Having time for others was important to Mike and many life-changing experiences took place on the verandah of his house. The conversations covered all of life: rugby, politics, and society. 

He always remained close to the grassroots people, especially in Fiji. But he insisted on receiving advice from the best academics: be it in agriculture, politics, sociology, theology, culture, spirituality and all the other disciplines that touched his own life and the lives of those he served. He also encouraged other movements within ministry such as Christian Meditation and the Ignatian thirty day retreats. And if he supported a movement, he  practised it seriously himself. 

Returning to a very different New Zealand in 2019 was difficult for him. Being able to watch more rugby and cricket was a small consolation. But looking after Pahiatua and later, Dannevirke, gave him the caring and supportive communities which helped him gradually settle back. 

The great joy of his last few months was to go back to Fiji and to say his goodbyes.
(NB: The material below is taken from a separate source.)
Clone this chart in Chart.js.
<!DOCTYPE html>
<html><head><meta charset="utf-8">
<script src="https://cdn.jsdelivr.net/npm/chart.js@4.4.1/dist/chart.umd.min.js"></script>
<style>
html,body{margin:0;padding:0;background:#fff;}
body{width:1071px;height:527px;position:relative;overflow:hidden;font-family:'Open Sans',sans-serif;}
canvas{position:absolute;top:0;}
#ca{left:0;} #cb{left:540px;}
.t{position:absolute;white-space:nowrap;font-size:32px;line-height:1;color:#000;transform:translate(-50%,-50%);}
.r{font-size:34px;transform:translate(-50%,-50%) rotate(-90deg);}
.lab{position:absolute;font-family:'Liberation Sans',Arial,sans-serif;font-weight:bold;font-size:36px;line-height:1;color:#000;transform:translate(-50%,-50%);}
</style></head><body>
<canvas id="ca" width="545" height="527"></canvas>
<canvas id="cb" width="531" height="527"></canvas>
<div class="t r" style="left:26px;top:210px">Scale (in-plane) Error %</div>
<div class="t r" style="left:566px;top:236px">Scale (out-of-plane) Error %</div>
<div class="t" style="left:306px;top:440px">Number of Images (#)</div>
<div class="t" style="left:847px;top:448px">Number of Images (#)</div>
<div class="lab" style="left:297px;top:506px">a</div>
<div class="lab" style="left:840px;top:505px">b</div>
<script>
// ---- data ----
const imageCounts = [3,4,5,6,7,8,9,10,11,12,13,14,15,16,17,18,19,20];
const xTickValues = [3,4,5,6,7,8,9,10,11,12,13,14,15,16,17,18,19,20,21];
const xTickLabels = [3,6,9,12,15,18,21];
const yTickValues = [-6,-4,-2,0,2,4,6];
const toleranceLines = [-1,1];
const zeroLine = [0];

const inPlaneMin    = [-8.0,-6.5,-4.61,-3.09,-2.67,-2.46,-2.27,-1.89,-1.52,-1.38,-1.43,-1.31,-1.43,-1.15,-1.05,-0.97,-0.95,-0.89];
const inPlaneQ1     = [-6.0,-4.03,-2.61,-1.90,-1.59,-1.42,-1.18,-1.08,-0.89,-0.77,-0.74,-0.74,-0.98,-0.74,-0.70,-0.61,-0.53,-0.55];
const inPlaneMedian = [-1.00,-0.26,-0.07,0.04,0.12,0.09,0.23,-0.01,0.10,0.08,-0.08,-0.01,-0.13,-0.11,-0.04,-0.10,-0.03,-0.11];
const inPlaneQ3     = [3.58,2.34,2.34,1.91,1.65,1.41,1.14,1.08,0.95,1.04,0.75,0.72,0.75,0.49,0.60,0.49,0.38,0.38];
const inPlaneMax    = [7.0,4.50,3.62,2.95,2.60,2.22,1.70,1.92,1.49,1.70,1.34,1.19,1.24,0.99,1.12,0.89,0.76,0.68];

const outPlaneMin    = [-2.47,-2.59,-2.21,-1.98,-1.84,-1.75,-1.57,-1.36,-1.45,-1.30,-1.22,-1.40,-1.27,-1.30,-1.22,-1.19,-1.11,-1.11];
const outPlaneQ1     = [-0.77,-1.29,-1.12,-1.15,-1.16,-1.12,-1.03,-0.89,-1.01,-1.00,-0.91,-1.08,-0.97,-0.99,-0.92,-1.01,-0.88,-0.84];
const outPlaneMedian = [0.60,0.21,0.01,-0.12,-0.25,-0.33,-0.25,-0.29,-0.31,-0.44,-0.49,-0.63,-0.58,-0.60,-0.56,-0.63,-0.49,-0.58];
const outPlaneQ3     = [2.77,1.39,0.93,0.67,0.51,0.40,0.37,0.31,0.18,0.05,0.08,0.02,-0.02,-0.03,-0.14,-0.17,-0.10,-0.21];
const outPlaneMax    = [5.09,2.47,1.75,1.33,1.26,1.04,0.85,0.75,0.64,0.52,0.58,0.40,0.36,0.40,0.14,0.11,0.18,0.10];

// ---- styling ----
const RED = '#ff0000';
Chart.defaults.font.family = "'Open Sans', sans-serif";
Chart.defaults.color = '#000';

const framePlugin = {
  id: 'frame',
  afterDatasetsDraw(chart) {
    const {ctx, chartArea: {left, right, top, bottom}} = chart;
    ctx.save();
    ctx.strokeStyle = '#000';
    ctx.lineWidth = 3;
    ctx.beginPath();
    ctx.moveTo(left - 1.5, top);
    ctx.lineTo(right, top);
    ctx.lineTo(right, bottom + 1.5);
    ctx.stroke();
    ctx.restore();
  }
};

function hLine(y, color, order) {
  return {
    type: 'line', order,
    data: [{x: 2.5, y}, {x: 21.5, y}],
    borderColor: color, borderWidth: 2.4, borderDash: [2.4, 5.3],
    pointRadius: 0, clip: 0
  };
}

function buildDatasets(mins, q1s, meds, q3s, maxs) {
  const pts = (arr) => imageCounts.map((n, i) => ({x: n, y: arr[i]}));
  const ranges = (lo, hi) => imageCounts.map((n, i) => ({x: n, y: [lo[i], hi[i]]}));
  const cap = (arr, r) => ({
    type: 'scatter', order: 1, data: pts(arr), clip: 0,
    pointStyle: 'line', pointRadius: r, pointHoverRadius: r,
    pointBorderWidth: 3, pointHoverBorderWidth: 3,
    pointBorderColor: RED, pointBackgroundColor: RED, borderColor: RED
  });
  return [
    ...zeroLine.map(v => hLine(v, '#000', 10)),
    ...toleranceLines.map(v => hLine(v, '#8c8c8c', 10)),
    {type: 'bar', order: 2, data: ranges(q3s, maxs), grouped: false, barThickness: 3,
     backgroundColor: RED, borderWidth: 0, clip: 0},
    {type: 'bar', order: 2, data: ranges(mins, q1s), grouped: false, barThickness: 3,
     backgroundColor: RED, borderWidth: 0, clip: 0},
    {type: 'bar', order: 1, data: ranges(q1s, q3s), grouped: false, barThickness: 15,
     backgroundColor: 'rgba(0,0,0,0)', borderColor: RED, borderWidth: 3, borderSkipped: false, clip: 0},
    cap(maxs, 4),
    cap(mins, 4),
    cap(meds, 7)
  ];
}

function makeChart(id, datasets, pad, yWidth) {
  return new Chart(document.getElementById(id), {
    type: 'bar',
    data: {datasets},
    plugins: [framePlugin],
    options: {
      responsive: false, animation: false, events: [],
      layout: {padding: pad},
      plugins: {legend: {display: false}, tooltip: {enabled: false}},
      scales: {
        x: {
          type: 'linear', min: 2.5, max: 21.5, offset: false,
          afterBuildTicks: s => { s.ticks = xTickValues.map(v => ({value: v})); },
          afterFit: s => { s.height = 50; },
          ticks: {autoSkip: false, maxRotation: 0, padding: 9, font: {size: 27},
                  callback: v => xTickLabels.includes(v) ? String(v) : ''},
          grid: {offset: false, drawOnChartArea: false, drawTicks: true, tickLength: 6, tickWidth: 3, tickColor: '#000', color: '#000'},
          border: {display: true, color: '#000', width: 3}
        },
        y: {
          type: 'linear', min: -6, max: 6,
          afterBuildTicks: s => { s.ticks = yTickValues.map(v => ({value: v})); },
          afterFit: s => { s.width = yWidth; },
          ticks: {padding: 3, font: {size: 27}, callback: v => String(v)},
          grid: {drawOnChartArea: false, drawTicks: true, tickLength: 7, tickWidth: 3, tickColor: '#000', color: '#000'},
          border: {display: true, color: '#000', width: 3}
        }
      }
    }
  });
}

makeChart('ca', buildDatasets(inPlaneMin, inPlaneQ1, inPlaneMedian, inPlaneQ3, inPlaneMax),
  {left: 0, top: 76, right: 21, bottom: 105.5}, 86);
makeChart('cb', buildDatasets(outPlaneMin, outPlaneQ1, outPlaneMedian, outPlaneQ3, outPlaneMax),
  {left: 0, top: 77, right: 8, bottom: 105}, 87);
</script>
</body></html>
He was warmly welcomed, joyfully celebrated and sent on his way back home with many tears. Lani Tatini , the Finance Officer at Tutu wrote: “With great sadness and deep sorrow in our hearts we say good bye to our hero, our beloved priest, our best friend and companion on mission. We love you dearly and miss you greatly.”

May Michael McVerry rest in peace in the presence of Jesus and his mother Mary, and be welcomed by those to whom he ministered so generously in his rich and wonderful life. Amen.